Source data
>>>>
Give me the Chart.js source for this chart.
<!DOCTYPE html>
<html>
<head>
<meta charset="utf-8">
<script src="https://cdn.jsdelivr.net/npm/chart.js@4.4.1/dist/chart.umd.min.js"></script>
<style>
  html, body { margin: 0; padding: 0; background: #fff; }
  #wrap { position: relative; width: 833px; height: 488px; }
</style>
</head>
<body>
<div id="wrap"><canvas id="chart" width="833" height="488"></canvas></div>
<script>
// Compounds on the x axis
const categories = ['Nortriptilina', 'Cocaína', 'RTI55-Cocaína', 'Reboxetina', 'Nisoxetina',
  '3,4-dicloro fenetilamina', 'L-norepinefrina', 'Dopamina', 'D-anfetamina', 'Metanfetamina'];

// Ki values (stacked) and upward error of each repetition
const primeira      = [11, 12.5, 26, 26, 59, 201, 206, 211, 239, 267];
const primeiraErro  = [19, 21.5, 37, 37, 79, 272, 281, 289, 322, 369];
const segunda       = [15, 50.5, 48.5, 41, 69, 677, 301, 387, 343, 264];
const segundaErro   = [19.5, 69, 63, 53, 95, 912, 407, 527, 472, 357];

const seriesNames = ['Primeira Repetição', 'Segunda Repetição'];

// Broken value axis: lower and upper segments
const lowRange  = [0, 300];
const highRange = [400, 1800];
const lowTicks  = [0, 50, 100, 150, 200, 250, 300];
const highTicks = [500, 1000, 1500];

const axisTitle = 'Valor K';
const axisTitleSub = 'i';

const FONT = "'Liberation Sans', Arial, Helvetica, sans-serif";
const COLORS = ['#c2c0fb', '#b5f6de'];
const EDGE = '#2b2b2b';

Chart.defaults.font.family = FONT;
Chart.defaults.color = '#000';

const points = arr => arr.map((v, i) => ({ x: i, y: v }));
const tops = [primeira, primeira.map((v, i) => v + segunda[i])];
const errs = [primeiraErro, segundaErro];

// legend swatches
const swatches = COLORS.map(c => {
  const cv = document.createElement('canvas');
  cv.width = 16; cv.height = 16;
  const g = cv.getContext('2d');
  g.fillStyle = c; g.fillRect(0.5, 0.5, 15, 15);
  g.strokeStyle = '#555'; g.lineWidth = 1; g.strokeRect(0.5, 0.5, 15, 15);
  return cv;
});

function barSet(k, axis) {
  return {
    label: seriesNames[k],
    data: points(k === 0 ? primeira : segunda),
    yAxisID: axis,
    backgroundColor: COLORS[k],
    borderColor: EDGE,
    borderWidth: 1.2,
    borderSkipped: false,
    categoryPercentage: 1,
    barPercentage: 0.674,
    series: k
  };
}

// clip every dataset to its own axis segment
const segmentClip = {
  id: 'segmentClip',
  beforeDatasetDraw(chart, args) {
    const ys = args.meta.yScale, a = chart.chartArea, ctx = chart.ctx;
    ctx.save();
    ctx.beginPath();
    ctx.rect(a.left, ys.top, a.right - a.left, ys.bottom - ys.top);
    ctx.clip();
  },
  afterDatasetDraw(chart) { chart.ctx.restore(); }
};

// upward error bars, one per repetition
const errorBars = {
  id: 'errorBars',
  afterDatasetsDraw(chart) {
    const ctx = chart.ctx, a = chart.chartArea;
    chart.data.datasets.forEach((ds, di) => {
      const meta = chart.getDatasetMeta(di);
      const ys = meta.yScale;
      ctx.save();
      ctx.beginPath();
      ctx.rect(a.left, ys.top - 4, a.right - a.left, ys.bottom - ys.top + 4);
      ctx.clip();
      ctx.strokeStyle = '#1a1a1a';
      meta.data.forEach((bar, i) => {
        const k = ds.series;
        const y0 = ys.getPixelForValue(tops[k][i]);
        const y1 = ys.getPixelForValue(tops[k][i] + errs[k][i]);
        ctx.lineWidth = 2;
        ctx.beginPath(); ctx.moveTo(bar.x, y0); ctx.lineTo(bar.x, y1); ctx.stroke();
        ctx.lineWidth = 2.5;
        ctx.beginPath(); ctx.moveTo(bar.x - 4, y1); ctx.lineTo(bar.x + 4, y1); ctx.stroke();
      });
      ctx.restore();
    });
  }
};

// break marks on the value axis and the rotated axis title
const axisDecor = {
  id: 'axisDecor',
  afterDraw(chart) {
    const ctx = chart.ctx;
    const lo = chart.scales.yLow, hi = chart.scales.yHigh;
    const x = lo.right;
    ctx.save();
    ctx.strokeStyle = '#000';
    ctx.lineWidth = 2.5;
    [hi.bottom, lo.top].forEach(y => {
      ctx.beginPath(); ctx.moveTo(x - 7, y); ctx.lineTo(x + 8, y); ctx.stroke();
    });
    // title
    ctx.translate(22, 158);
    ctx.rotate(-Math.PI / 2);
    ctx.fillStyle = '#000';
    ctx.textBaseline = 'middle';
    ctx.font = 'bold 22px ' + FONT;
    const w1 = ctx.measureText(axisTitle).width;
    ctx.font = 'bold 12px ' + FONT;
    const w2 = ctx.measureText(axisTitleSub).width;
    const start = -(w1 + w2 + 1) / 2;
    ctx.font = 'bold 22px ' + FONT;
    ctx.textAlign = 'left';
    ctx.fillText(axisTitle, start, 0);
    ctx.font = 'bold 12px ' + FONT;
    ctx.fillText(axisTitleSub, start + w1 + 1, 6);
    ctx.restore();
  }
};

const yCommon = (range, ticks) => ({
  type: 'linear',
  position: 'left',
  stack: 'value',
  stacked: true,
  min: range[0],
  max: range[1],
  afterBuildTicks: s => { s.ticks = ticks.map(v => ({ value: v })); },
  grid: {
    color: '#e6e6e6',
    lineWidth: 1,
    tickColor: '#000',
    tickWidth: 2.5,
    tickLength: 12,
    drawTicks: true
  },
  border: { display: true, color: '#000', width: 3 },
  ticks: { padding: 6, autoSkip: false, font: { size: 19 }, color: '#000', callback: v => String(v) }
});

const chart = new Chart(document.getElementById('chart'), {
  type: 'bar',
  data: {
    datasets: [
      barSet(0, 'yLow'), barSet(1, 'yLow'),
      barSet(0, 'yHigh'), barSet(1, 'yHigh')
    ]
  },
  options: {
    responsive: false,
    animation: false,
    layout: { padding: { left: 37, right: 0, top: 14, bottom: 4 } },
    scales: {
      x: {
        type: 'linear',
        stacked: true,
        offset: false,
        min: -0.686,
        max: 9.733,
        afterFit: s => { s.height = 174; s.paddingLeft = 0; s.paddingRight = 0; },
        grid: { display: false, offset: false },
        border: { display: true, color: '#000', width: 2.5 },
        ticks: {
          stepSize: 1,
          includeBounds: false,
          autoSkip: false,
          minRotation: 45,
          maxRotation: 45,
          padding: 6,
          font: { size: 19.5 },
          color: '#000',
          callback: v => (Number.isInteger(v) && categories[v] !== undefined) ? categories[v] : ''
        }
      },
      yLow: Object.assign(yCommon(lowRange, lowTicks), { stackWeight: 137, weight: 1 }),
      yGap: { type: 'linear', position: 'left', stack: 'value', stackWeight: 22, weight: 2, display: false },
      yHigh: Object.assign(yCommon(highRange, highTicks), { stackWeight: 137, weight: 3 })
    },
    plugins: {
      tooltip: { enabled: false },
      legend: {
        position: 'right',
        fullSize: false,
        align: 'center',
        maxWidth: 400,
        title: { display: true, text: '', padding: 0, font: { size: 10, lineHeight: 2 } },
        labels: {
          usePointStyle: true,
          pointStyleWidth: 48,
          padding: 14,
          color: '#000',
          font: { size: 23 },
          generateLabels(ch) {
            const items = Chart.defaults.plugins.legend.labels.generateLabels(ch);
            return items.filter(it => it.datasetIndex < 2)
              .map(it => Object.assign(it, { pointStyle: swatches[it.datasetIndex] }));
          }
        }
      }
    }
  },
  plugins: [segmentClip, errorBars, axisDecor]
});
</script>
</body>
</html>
<<<<
>>>>
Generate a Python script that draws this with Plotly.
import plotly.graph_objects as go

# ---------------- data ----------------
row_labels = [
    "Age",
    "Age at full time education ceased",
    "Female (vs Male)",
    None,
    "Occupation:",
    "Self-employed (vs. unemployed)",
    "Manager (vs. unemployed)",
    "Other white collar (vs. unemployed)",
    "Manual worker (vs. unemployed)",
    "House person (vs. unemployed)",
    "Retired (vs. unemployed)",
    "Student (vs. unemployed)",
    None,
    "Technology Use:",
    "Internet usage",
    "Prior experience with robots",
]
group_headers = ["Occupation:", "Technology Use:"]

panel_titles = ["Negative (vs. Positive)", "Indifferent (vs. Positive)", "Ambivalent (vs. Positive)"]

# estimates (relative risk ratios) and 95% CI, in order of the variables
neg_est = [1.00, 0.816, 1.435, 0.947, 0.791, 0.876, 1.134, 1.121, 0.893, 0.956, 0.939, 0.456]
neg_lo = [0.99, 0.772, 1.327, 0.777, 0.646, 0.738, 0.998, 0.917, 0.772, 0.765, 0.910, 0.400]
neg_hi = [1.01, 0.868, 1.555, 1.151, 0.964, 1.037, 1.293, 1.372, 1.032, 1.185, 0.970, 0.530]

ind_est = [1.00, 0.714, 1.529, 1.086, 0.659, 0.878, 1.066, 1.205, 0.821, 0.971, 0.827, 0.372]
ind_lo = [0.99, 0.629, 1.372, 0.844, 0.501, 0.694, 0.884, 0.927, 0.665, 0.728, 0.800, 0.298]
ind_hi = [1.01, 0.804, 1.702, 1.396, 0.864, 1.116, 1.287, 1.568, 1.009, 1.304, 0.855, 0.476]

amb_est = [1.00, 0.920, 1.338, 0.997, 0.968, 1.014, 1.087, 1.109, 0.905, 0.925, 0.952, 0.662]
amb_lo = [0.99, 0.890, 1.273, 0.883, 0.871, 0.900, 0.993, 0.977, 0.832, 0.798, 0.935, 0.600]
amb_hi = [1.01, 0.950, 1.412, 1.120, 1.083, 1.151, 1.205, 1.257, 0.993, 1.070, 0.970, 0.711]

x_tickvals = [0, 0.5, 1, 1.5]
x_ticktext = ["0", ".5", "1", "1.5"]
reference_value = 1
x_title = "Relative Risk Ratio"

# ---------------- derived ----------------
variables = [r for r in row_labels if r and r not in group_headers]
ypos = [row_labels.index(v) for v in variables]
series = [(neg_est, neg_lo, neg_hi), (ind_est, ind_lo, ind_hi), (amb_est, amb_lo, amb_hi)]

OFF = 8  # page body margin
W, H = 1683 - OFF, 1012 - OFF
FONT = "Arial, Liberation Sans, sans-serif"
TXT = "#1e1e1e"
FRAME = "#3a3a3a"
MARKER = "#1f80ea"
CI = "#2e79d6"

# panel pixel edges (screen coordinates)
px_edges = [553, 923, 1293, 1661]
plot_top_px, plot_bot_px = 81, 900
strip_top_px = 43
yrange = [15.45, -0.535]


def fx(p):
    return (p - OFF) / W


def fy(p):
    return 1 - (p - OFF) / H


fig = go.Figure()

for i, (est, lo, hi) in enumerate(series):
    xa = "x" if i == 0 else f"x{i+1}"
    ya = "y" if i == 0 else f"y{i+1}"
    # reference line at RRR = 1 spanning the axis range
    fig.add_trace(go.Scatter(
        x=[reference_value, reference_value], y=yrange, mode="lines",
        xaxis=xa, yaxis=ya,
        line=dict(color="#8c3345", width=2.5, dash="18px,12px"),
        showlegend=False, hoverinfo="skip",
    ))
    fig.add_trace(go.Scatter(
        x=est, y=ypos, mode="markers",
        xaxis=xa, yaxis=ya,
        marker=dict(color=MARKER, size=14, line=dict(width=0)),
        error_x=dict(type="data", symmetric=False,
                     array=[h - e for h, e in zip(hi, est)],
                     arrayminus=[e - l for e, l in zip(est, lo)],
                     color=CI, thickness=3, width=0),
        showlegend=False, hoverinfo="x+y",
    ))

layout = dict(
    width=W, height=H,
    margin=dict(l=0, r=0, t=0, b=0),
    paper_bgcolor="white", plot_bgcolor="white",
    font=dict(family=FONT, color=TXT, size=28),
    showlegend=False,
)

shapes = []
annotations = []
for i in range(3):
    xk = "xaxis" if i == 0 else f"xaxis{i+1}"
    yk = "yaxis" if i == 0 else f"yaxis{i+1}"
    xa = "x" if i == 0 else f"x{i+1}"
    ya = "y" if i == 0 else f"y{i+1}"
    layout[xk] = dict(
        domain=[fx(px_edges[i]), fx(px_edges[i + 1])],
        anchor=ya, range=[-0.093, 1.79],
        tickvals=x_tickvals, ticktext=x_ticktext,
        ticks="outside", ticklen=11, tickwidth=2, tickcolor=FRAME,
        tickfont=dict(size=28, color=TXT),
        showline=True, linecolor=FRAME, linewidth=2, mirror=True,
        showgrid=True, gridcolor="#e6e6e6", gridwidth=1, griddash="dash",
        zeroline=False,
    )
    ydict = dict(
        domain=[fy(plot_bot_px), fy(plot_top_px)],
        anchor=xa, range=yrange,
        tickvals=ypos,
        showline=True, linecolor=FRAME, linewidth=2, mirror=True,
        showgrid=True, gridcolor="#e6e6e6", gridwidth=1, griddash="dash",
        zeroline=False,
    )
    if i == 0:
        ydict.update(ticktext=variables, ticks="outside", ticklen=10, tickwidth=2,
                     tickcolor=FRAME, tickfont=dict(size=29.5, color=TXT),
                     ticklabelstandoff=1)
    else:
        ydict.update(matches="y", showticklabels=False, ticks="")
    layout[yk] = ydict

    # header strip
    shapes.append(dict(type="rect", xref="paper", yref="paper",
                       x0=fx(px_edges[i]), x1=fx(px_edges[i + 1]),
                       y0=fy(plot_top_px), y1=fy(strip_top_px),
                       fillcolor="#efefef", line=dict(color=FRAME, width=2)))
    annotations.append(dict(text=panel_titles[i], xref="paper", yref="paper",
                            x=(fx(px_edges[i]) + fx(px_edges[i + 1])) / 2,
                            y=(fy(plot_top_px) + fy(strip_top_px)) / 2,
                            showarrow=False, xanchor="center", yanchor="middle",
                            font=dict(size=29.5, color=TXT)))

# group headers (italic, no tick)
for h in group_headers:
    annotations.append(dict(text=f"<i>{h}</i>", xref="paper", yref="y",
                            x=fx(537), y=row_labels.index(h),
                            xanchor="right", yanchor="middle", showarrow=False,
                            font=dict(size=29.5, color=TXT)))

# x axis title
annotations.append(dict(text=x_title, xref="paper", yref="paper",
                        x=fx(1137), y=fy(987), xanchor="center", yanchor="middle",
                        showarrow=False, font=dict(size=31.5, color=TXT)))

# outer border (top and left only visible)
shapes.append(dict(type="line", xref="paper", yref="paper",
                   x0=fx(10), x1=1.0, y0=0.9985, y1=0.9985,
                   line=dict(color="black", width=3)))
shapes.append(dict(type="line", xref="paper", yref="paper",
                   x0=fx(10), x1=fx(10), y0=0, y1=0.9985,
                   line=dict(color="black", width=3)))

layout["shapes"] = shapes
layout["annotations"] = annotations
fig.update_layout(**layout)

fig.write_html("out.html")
<<<<
>>>>
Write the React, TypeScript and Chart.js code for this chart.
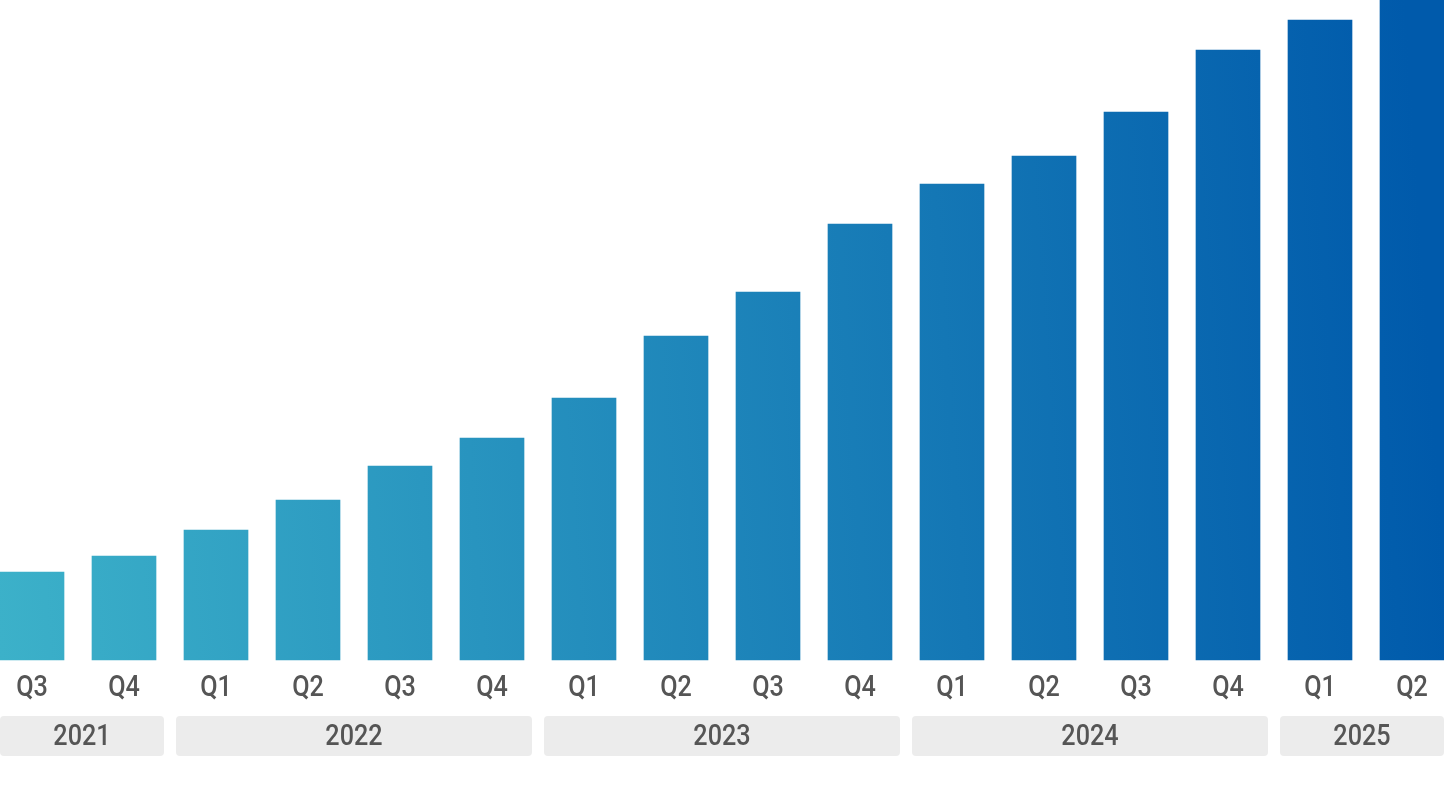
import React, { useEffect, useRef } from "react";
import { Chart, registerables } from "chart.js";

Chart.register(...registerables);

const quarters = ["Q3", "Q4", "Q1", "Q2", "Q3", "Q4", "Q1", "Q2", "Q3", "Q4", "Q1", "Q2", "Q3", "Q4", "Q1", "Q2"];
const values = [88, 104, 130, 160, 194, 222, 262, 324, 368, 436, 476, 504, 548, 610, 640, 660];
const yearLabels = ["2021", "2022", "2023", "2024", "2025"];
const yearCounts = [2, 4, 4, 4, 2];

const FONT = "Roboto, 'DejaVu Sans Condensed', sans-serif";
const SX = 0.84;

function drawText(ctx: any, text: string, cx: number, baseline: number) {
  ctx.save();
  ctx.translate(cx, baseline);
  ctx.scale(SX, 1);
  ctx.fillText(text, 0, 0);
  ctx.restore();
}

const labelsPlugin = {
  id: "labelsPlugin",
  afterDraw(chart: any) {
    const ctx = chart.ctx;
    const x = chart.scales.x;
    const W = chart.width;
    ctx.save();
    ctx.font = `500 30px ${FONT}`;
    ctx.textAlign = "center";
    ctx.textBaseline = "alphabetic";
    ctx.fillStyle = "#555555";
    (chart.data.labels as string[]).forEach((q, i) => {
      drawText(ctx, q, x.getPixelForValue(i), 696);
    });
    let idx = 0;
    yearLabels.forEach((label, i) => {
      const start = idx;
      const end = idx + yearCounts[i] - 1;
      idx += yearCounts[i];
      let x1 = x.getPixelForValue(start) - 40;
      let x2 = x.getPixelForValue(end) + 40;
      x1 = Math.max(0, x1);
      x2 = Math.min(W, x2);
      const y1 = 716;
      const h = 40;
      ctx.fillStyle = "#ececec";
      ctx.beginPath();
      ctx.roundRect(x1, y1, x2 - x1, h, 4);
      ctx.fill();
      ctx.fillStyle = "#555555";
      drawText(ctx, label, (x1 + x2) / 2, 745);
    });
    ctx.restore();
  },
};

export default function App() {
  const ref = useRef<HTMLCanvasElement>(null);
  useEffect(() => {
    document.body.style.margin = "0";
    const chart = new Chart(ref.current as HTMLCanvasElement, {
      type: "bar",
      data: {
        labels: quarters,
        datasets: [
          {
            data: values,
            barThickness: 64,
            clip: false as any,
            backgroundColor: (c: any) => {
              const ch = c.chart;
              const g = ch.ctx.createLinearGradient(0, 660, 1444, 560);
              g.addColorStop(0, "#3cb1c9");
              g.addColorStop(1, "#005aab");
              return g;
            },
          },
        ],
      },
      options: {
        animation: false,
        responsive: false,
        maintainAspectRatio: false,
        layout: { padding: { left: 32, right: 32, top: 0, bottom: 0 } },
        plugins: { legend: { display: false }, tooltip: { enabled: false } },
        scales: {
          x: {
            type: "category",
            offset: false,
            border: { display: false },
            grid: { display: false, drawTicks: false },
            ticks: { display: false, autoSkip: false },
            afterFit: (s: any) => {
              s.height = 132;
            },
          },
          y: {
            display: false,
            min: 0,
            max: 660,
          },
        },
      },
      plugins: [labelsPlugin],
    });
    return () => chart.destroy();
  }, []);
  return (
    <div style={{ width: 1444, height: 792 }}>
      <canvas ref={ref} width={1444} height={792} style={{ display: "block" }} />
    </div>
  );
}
<<<<
Print the lines from the line with "Give me the Chart.js source for this chart." to the line with "const errs = [primeiraErro, segundaErro];" exactly, and print nothing else. Both of those lines are included.

**Answer to the problem**
Give me the Chart.js source for this chart.
<!DOCTYPE html>
<html>
<head>
<meta charset="utf-8">
<script src="https://cdn.jsdelivr.net/npm/chart.js@4.4.1/dist/chart.umd.min.js"></script>
<style>
  html, body { margin: 0; padding: 0; background: #fff; }
  #wrap { position: relative; width: 833px; height: 488px; }
</style>
</head>
<body>
<div id="wrap"><canvas id="chart" width="833" height="488"></canvas></div>
<script>
// Compounds on the x axis
const categories = ['Nortriptilina', 'Cocaína', 'RTI55-Cocaína', 'Reboxetina', 'Nisoxetina',
  '3,4-dicloro fenetilamina', 'L-norepinefrina', 'Dopamina', 'D-anfetamina', 'Metanfetamina'];

// Ki values (stacked) and upward error of each repetition
const primeira      = [11, 12.5, 26, 26, 59, 201, 206, 211, 239, 267];
const primeiraErro  = [19, 21.5, 37, 37, 79, 272, 281, 289, 322, 369];
const segunda       = [15, 50.5, 48.5, 41, 69, 677, 301, 387, 343, 264];
const segundaErro   = [19.5, 69, 63, 53, 95, 912, 407, 527, 472, 357];

const seriesNames = ['Primeira Repetição', 'Segunda Repetição'];

// Broken value axis: lower and upper segments
const lowRange  = [0, 300];
const highRange = [400, 1800];
const lowTicks  = [0, 50, 100, 150, 200, 250, 300];
const highTicks = [500, 1000, 1500];

const axisTitle = 'Valor K';
const axisTitleSub = 'i';

const FONT = "'Liberation Sans', Arial, Helvetica, sans-serif";
const COLORS = ['#c2c0fb', '#b5f6de'];
const EDGE = '#2b2b2b';

Chart.defaults.font.family = FONT;
Chart.defaults.color = '#000';

const points = arr => arr.map((v, i) => ({ x: i, y: v }));
const tops = [primeira, primeira.map((v, i) => v + segunda[i])];
const errs = [primeiraErro, segundaErro];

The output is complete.